- _PROBLEM TO WORK ON_: Only the lines from the start of the data to the line containing "var panelLabels = ['a)', 'b)'];", both included, should be output, exactly and without pictures.

- _DATA LINES_:
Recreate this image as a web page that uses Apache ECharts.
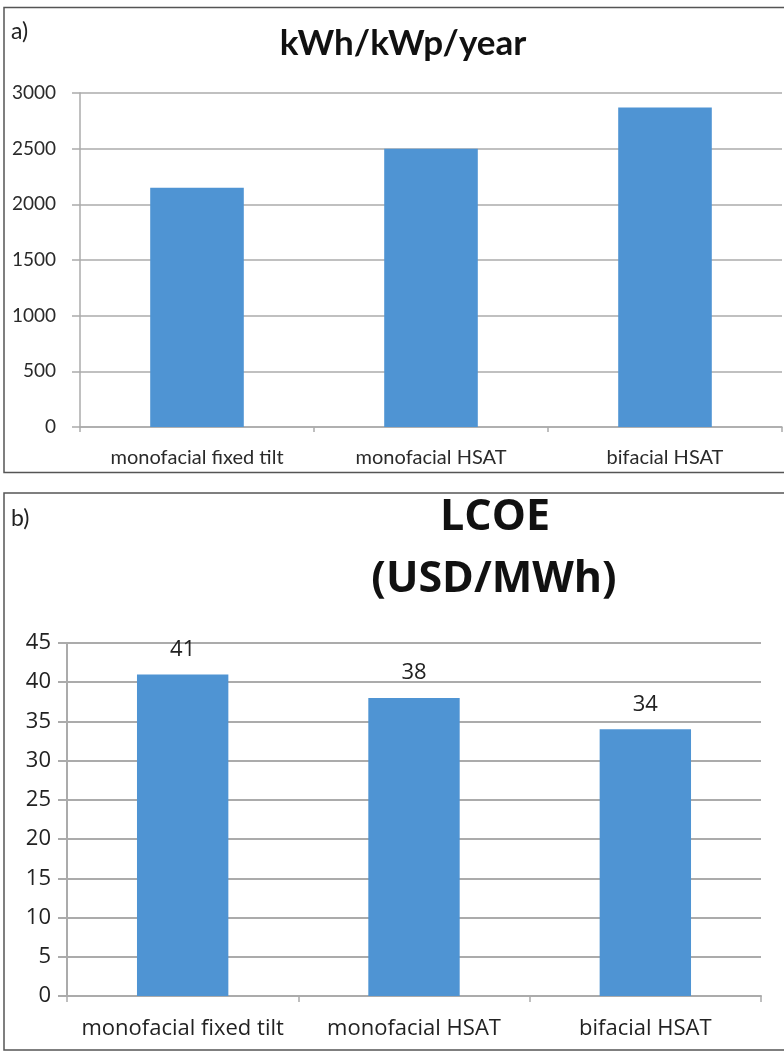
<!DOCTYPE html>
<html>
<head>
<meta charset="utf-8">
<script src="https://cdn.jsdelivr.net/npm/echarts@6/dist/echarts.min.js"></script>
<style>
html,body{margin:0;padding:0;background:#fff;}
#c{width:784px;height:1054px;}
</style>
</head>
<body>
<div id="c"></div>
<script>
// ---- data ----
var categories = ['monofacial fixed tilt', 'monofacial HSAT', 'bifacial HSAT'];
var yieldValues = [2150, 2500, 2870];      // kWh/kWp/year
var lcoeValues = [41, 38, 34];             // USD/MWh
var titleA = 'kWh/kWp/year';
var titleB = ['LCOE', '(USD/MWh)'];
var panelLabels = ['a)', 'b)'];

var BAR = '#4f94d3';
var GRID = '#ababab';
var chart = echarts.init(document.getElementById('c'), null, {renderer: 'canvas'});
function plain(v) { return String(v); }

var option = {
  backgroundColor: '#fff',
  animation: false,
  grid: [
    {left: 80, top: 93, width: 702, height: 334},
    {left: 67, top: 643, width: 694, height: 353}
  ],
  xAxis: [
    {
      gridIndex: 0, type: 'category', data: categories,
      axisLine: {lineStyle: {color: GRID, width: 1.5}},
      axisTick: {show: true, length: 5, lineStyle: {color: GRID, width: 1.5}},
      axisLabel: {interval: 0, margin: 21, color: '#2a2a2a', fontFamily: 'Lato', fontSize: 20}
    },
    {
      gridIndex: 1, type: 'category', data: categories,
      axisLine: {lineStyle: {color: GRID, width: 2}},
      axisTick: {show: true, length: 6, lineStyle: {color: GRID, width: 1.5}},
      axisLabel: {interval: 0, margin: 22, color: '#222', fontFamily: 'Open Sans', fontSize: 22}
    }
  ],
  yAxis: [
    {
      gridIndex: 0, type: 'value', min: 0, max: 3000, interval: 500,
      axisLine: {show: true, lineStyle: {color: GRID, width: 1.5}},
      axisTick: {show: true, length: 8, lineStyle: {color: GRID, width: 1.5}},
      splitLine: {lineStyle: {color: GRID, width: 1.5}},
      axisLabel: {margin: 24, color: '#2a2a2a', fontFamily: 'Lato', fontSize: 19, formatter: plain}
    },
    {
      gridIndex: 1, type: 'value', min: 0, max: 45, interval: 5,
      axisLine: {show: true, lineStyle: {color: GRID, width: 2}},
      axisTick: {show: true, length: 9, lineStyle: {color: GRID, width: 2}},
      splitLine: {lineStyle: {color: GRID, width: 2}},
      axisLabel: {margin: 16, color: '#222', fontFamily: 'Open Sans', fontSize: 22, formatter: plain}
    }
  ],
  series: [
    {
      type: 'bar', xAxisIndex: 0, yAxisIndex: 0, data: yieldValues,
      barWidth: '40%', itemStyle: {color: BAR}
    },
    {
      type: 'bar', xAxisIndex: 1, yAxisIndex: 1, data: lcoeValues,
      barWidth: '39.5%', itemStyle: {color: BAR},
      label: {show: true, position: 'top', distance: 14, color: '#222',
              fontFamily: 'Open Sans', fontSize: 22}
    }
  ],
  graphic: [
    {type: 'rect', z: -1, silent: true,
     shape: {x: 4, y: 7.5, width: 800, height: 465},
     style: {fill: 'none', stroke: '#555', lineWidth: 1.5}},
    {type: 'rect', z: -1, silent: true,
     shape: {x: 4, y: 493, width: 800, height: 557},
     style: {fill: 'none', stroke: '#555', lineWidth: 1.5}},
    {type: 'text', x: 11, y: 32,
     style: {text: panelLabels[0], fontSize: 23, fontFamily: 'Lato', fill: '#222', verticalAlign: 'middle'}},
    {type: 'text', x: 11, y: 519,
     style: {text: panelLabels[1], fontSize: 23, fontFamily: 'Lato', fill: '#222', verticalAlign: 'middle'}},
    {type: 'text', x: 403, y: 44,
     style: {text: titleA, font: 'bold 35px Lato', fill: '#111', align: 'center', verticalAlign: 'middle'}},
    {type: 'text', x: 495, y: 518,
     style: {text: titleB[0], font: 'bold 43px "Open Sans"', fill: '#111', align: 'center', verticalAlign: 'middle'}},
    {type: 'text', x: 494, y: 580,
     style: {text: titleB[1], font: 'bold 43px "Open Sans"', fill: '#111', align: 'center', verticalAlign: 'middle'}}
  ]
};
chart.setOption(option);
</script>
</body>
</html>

- _FINAL RESULT_:
Recreate this image as a web page that uses Apache ECharts.
<!DOCTYPE html>
<html>
<head>
<meta charset="utf-8">
<script src="https://cdn.jsdelivr.net/npm/echarts@6/dist/echarts.min.js"></script>
<style>
html,body{margin:0;padding:0;background:#fff;}
#c{width:784px;height:1054px;}
</style>
</head>
<body>
<div id="c"></div>
<script>
// ---- data ----
var categories = ['monofacial fixed tilt', 'monofacial HSAT', 'bifacial HSAT'];
var yieldValues = [2150, 2500, 2870];      // kWh/kWp/year
var lcoeValues = [41, 38, 34];             // USD/MWh
var titleA = 'kWh/kWp/year';
var titleB = ['LCOE', '(USD/MWh)'];
var panelLabels = ['a)', 'b)'];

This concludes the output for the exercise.